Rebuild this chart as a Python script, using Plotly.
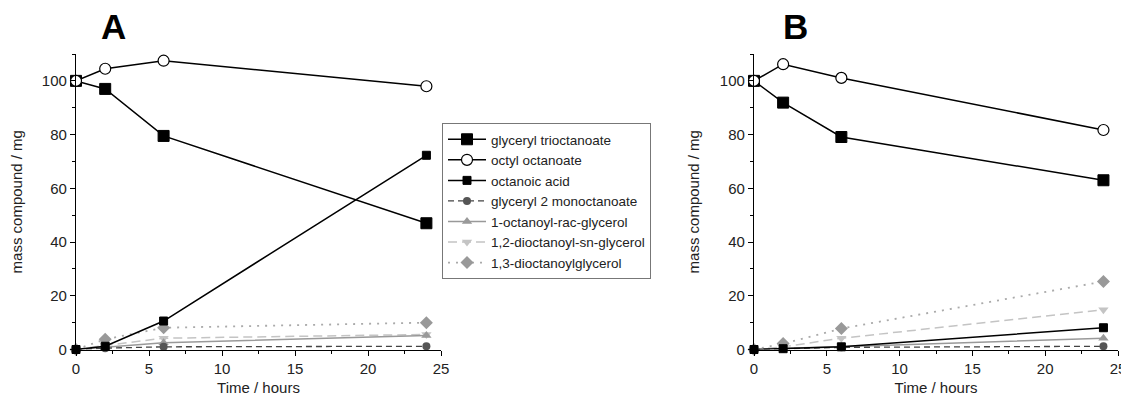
import plotly.graph_objects as go

time_h = [0, 2, 6, 24]

names = [
    "glyceryl trioctanoate",
    "octyl octanoate",
    "octanoic acid",
    "glyceryl 2 monoctanoate",
    "1-octanoyl-rac-glycerol",
    "1,2-dioctanoyl-sn-glycerol",
    "1,3-dioctanoylglycerol",
]

# Panel A
a_trioctanoate = [100, 97, 79.5, 47]
a_octyl_octanoate = [100, 104.5, 107.5, 98]
a_octanoic_acid = [0, 1.2, 10.6, 72.3]
a_mono2 = [0, 0.5, 1.0, 1.2]
a_octanoyl_rac = [0, 0.8, 2.5, 5.2]
a_dioct_12 = [0, 1.5, 4.2, 5.6]
a_dioct_13 = [0, 3.8, 8.1, 10.0]

# Panel B
b_trioctanoate = [100, 91.9, 79.1, 63.0]
b_octyl_octanoate = [100, 106.2, 101.1, 81.7]
b_octanoic_acid = [0, 0.3, 1.0, 8.1]
b_mono2 = [0, 0.3, 0.8, 1.2]
b_octanoyl_rac = [0, 0.5, 1.0, 4.2]
b_dioct_12 = [0, 1.0, 4.2, 14.8]
b_dioct_13 = [0, 2.2, 7.8, 25.3]

panel_a = [a_trioctanoate, a_octyl_octanoate, a_octanoic_acid, a_mono2,
           a_octanoyl_rac, a_dioct_12, a_dioct_13]
panel_b = [b_trioctanoate, b_octyl_octanoate, b_octanoic_acid, b_mono2,
           b_octanoyl_rac, b_dioct_12, b_dioct_13]

styles = [
    dict(line=dict(color="#000000", width=1.5, dash="solid"),
         marker=dict(symbol="square", size=11, color="#000000", line=dict(color="#000000", width=1))),
    dict(line=dict(color="#000000", width=1.5, dash="solid"),
         marker=dict(symbol="circle", size=11, color="#ffffff", line=dict(color="#000000", width=1.2))),
    dict(line=dict(color="#000000", width=1.5, dash="solid"),
         marker=dict(symbol="square", size=8, color="#000000", line=dict(color="#000000", width=1))),
    dict(line=dict(color="#444444", width=1.3, dash="6px,4px"),
         marker=dict(symbol="circle", size=8, color="#555555", line=dict(width=0))),
    dict(line=dict(color="#999999", width=1.5, dash="solid"),
         marker=dict(symbol="triangle-up", size=9, color="#999999", line=dict(width=0))),
    dict(line=dict(color="#c4c4c4", width=1.5, dash="9px,5px"),
         marker=dict(symbol="triangle-down", size=9, color="#c4c4c4", line=dict(width=0))),
    dict(line=dict(color="#aaaaaa", width=1.8, dash="2px,6px"),
         marker=dict(symbol="diamond", size=10, color="#999999", line=dict(width=0))),
]

fig = go.Figure()

# draw grey series first so the black ones stay on top
draw_order = [6, 5, 4, 3, 2, 0, 1]
for idx in draw_order:
    for series, xa, ya, show in [(panel_a, "x", "y", True), (panel_b, "x2", "y2", False)]:
        fig.add_trace(go.Scatter(
            x=time_h, y=series[idx], mode="lines+markers", name=names[idx],
            xaxis=xa, yaxis=ya, showlegend=show, cliponaxis=False,
            legendrank=idx + 1,
            line=styles[idx]["line"], marker=styles[idx]["marker"],
        ))

font_family = "Liberation Sans, Arial, sans-serif"
tick_font = dict(family=font_family, size=15, color="#222222")

def xaxis_cfg(domain, anchor):
    return dict(
        domain=domain, anchor=anchor, range=[0, 25], tickvals=[0, 5, 10, 15, 20, 25],
        ticks="outside", ticklen=5, tickwidth=1.2, tickcolor="#000",
        minor=dict(ticks="outside", ticklen=3, tickwidth=1.2, tickcolor="#000", dtick=2.5, tick0=0),
        showline=True, linecolor="#000", linewidth=1.3, showgrid=False, zeroline=False,
        tickfont=tick_font, automargin=False,
        title=dict(text="Time / hours", font=tick_font, standoff=6),
    )

def yaxis_cfg(domain, anchor):
    return dict(
        domain=domain, anchor=anchor, range=[0, 110], tickvals=[0, 20, 40, 60, 80, 100],
        ticks="outside", ticklen=5, tickwidth=1.2, tickcolor="#000",
        minor=dict(ticks="outside", ticklen=3, tickwidth=1.2, tickcolor="#000", dtick=10, tick0=0),
        showline=True, linecolor="#000", linewidth=1.3, showgrid=False, zeroline=False,
        tickfont=tick_font, automargin=False,
        title=dict(text="mass compound / mg", font=tick_font, standoff=16),
    )

# page has an 8px body margin: figure coords = reference coords - 8
OFF = 8
W, H = 1129 - OFF, 398 - OFF

def px(v):
    return (v - OFF) / W

def py(v):
    return 1 - (v - OFF) / H

ydom = [py(349.5), py(54)]

fig.update_layout(
    width=W, height=H, template="none",
    margin=dict(l=0, r=0, t=0, b=0, autoexpand=False),
    paper_bgcolor="white", plot_bgcolor="white",
    font=dict(family=font_family, size=15, color="#222"),
    xaxis=xaxis_cfg([px(76), px(441)], "y"),
    yaxis=yaxis_cfg(ydom, "x"),
    xaxis2=xaxis_cfg([px(754), px(1118)], "y2"),
    yaxis2=yaxis_cfg(ydom, "x2"),
    legend=dict(
        x=px(442), y=py(123), xanchor="left", yanchor="top",
        bgcolor="white", bordercolor="#777", borderwidth=1,
        font=dict(family=font_family, size=13.5, color="#222"),
        traceorder="normal", itemwidth=38, tracegroupgap=0,
    ),
    annotations=[
        dict(text="<b>A</b>", x=px(113), y=py(26), xref="paper", yref="paper",
             xanchor="center", yanchor="middle",
             showarrow=False, font=dict(family=font_family, size=35, color="#000")),
        dict(text="<b>B</b>", x=px(795), y=py(26), xref="paper", yref="paper",
             xanchor="center", yanchor="middle",
             showarrow=False, font=dict(family=font_family, size=35, color="#000")),
    ],
)

fig.write_html("out.html")
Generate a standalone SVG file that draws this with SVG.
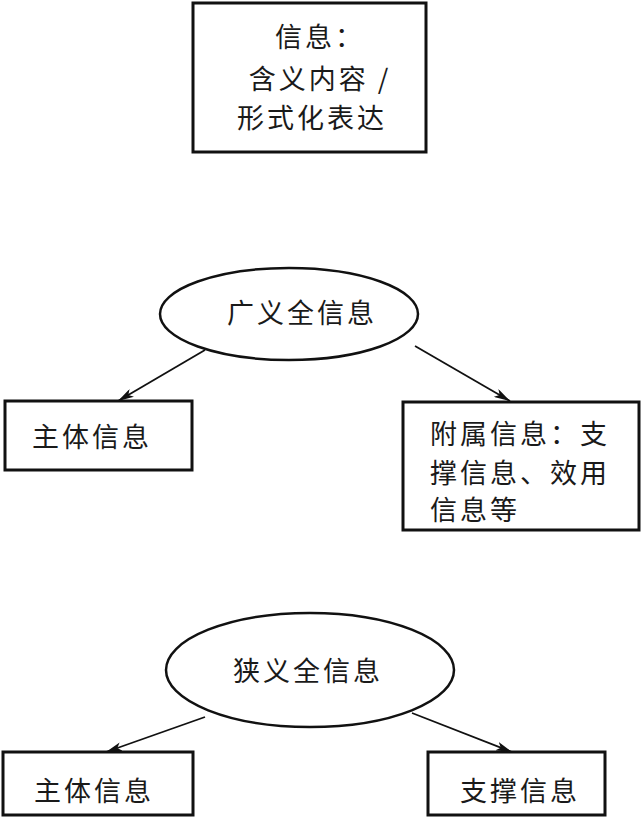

• **DESCRIPTION OF THE TASK**: What is the number of lines in the listing above that contain the string "this"? Give only the number.

• **EXERCISE RESPONSE**: 2